TASK => Could you repeat, exactly as they stand, the lines between the one with "Emit a Python" and the one with "month_label = 'May'", inclusive, minus the pictures?

DATA LISTING =>
--------------------

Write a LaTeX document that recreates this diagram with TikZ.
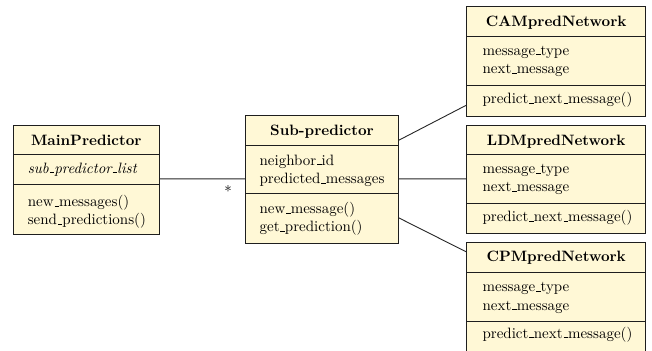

--------------------

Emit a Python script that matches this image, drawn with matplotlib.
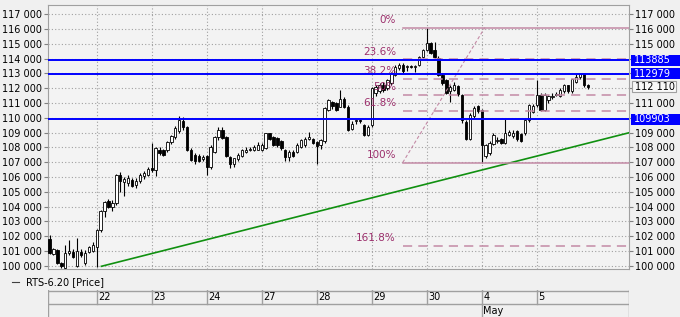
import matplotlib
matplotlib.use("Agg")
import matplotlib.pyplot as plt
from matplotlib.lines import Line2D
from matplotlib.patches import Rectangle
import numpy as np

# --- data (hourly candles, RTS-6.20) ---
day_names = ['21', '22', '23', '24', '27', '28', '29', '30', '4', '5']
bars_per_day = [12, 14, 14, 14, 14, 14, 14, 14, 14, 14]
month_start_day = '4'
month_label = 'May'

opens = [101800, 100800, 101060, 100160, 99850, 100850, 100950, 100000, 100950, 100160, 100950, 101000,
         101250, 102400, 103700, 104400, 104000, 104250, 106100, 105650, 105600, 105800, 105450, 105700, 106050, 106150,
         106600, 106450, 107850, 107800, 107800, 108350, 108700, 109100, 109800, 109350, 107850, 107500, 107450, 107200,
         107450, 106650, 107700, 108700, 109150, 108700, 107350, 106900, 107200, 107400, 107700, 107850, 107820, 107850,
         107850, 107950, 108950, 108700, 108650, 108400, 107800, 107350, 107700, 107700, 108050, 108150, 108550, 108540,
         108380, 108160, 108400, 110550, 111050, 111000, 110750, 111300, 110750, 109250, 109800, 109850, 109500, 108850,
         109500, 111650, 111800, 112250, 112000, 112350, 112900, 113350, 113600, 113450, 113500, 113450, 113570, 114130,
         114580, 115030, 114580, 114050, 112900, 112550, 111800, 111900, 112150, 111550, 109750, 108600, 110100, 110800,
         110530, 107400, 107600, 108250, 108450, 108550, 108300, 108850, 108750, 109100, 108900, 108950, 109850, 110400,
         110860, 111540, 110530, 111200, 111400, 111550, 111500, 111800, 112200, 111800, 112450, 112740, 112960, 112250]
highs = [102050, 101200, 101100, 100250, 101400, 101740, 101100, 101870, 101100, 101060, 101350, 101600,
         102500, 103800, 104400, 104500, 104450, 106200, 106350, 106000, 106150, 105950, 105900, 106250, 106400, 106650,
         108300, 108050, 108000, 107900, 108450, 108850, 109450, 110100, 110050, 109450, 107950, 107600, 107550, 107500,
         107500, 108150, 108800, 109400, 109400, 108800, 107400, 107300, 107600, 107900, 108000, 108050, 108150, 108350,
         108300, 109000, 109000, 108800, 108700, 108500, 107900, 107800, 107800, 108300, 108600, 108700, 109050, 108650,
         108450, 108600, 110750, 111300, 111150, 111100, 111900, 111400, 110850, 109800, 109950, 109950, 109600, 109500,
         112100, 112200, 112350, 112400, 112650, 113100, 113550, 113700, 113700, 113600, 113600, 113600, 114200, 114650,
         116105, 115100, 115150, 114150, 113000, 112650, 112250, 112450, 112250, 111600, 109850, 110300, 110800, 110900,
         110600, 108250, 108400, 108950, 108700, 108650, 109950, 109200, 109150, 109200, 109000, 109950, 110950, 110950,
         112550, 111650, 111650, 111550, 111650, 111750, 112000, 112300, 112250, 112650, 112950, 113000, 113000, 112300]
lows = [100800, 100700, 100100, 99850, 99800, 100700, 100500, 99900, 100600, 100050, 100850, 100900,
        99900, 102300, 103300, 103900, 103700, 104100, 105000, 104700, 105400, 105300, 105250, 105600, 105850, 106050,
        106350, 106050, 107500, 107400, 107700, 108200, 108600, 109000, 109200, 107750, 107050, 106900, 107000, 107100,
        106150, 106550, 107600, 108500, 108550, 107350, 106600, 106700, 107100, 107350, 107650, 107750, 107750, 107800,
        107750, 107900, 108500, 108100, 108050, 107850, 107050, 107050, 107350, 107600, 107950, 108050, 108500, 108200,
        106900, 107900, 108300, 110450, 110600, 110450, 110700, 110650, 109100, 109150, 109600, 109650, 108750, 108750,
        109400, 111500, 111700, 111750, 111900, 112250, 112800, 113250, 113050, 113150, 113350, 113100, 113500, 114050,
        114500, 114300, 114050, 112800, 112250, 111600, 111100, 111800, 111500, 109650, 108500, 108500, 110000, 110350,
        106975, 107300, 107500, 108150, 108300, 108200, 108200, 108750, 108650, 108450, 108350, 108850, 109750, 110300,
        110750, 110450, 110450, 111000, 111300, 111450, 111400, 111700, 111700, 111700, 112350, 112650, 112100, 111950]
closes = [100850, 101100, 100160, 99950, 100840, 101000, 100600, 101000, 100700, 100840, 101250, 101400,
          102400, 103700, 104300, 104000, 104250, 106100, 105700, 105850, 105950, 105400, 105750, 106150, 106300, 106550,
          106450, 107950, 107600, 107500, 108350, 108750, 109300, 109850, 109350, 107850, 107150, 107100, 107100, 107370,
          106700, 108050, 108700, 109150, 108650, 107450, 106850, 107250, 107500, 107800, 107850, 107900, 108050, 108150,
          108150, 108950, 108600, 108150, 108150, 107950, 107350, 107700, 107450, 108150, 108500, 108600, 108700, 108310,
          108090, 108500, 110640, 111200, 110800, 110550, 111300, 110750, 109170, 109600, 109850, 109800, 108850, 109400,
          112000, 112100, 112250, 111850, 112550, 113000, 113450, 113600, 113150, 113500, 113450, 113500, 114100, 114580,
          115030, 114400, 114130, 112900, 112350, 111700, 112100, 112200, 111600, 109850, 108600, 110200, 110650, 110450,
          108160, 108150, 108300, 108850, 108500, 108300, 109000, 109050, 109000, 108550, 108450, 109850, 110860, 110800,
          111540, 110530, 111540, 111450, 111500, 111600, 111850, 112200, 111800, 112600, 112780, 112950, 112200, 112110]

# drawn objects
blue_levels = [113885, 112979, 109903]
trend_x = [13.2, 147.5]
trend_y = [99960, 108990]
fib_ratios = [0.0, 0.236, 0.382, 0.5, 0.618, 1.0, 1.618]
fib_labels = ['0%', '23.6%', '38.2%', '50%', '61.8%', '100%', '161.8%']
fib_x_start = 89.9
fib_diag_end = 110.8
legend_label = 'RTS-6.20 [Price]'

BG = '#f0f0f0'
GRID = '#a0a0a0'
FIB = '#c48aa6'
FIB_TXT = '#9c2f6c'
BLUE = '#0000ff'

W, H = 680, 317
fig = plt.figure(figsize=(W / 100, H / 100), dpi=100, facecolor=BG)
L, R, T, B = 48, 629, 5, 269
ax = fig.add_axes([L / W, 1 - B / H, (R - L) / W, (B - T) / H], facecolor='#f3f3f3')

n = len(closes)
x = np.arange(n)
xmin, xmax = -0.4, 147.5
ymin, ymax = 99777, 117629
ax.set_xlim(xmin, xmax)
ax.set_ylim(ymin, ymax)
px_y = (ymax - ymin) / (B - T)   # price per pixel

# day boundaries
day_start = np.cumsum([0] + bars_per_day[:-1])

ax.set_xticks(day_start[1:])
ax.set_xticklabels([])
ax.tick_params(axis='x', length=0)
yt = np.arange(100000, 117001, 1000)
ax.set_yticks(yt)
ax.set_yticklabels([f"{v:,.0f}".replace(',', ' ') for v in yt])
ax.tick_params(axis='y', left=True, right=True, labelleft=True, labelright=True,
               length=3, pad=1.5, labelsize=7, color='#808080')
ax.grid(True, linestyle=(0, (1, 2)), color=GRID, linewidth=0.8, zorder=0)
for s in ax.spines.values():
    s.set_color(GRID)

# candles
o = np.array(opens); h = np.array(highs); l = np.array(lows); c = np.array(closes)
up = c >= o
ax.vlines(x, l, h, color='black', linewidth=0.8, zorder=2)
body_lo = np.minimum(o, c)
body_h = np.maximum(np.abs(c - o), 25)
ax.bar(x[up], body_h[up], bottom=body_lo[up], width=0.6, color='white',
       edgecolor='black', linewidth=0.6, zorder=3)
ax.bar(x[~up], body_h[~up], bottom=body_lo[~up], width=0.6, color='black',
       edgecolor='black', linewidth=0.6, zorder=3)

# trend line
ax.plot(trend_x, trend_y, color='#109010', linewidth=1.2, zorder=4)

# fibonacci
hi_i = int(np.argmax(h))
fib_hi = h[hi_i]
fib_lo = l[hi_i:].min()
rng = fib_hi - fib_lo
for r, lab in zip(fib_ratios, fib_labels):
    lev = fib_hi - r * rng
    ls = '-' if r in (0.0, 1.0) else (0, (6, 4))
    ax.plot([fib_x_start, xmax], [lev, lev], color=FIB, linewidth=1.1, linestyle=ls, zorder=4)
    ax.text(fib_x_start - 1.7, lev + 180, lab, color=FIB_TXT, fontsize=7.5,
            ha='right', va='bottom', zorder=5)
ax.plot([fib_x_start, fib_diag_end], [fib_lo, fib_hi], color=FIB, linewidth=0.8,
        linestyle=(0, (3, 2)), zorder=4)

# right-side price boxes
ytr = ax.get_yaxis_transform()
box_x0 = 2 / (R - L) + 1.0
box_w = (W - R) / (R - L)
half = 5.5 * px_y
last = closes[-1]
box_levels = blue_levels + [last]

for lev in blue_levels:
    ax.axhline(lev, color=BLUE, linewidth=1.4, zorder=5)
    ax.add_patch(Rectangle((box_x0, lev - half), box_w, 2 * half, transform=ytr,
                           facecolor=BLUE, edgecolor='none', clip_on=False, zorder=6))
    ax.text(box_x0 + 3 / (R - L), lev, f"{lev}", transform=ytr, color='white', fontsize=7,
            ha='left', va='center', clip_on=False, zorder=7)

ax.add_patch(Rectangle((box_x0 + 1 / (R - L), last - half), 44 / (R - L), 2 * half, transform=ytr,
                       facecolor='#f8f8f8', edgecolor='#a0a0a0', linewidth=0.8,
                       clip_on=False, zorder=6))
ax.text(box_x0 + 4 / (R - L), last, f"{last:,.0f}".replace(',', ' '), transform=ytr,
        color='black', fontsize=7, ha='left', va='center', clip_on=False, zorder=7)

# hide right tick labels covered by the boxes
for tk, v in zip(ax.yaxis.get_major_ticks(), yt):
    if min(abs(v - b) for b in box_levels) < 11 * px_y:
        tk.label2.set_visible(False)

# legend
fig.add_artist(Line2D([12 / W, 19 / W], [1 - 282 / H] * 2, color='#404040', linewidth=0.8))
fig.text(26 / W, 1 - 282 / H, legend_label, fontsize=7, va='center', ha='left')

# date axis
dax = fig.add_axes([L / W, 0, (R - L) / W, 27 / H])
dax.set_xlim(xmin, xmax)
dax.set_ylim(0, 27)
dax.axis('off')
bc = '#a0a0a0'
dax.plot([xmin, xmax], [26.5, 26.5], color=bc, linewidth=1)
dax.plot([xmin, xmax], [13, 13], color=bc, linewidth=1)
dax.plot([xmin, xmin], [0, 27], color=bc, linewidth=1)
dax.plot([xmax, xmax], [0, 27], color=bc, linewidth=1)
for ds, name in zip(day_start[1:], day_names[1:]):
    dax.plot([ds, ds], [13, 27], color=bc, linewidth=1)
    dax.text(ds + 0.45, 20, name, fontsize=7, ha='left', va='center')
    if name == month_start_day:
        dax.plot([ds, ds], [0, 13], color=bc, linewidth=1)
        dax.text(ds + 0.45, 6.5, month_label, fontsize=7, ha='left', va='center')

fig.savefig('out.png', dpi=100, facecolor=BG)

--------------------

RESPONSE =>
Emit a Python script that matches this image, drawn with matplotlib.
import matplotlib
matplotlib.use("Agg")
import matplotlib.pyplot as plt
from matplotlib.lines import Line2D
from matplotlib.patches import Rectangle
import numpy as np

# --- data (hourly candles, RTS-6.20) ---
day_names = ['21', '22', '23', '24', '27', '28', '29', '30', '4', '5']
bars_per_day = [12, 14, 14, 14, 14, 14, 14, 14, 14, 14]
month_start_day = '4'
month_label = 'May'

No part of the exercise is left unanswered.